_Exercise description_: Retype the records below from their first line through the line containing "(0,0) rectangle (1105,1133);", and include nothing else.

╭─ Provided data

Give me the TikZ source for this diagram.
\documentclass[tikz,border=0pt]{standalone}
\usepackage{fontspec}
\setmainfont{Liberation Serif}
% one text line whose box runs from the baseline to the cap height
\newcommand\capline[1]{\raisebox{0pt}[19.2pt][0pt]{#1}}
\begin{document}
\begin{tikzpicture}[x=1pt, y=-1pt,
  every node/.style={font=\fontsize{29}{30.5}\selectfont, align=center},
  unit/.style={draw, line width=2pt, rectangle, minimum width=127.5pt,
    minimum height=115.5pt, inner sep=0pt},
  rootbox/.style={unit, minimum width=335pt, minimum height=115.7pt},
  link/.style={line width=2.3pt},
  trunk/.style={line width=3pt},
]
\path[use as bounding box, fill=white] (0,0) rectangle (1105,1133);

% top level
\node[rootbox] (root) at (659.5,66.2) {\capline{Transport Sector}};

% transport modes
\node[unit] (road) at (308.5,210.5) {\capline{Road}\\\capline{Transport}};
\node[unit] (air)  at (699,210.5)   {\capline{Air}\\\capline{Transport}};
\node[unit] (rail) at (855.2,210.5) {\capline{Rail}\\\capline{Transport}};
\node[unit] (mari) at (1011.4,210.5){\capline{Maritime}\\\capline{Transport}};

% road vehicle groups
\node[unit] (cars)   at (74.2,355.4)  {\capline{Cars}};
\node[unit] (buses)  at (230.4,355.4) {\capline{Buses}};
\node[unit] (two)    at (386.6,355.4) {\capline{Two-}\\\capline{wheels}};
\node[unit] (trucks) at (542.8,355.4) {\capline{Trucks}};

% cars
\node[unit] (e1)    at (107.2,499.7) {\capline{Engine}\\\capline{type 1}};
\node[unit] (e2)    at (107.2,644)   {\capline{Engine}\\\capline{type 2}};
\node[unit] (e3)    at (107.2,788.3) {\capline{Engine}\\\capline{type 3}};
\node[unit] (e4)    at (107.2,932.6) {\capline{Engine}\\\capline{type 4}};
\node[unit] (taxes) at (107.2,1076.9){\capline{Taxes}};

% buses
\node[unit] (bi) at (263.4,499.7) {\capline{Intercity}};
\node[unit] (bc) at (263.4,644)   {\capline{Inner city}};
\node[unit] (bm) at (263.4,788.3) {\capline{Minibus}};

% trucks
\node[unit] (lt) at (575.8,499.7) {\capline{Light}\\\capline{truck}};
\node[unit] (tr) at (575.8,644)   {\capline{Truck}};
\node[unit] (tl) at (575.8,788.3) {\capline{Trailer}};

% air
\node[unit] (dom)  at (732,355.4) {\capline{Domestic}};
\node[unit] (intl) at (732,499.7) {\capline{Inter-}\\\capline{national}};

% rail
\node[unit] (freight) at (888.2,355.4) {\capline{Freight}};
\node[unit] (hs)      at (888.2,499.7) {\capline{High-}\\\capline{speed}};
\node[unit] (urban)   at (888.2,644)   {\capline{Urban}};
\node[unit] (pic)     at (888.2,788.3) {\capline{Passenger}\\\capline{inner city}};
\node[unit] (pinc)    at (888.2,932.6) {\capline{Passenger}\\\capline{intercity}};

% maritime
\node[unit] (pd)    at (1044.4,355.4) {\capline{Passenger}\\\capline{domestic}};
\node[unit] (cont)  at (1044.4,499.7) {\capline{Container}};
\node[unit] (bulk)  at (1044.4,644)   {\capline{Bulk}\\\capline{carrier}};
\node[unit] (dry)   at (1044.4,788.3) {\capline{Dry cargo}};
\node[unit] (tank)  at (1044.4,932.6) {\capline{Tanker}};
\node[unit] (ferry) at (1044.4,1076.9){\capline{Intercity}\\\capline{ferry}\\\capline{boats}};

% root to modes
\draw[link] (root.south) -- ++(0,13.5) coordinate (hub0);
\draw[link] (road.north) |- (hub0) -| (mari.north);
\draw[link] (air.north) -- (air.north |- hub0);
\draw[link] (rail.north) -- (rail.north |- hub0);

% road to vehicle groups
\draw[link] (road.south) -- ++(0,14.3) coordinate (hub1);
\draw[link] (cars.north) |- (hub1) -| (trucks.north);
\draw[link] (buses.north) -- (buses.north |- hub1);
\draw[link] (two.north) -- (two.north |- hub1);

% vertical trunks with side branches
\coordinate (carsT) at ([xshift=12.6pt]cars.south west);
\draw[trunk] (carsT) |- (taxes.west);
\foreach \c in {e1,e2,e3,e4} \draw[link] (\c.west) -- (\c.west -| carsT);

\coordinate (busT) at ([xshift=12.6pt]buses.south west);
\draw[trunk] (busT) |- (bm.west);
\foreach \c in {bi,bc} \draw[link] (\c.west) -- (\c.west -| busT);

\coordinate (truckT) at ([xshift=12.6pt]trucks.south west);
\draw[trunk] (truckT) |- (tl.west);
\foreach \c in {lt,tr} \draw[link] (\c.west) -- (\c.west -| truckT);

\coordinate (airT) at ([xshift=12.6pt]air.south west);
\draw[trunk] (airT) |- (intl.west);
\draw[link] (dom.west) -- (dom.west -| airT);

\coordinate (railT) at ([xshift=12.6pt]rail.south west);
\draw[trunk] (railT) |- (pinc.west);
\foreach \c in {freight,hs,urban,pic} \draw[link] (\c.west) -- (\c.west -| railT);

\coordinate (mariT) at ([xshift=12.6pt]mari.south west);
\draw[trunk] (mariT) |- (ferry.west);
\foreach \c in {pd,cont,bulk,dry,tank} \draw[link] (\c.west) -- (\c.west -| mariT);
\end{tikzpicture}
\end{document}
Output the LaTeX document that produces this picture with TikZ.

╰─

_Correct result_:
Give me the TikZ source for this diagram.
\documentclass[tikz,border=0pt]{standalone}
\usepackage{fontspec}
\setmainfont{Liberation Serif}
% one text line whose box runs from the baseline to the cap height
\newcommand\capline[1]{\raisebox{0pt}[19.2pt][0pt]{#1}}
\begin{document}
\begin{tikzpicture}[x=1pt, y=-1pt,
  every node/.style={font=\fontsize{29}{30.5}\selectfont, align=center},
  unit/.style={draw, line width=2pt, rectangle, minimum width=127.5pt,
    minimum height=115.5pt, inner sep=0pt},
  rootbox/.style={unit, minimum width=335pt, minimum height=115.7pt},
  link/.style={line width=2.3pt},
  trunk/.style={line width=3pt},
]
\path[use as bounding box, fill=white] (0,0) rectangle (1105,1133);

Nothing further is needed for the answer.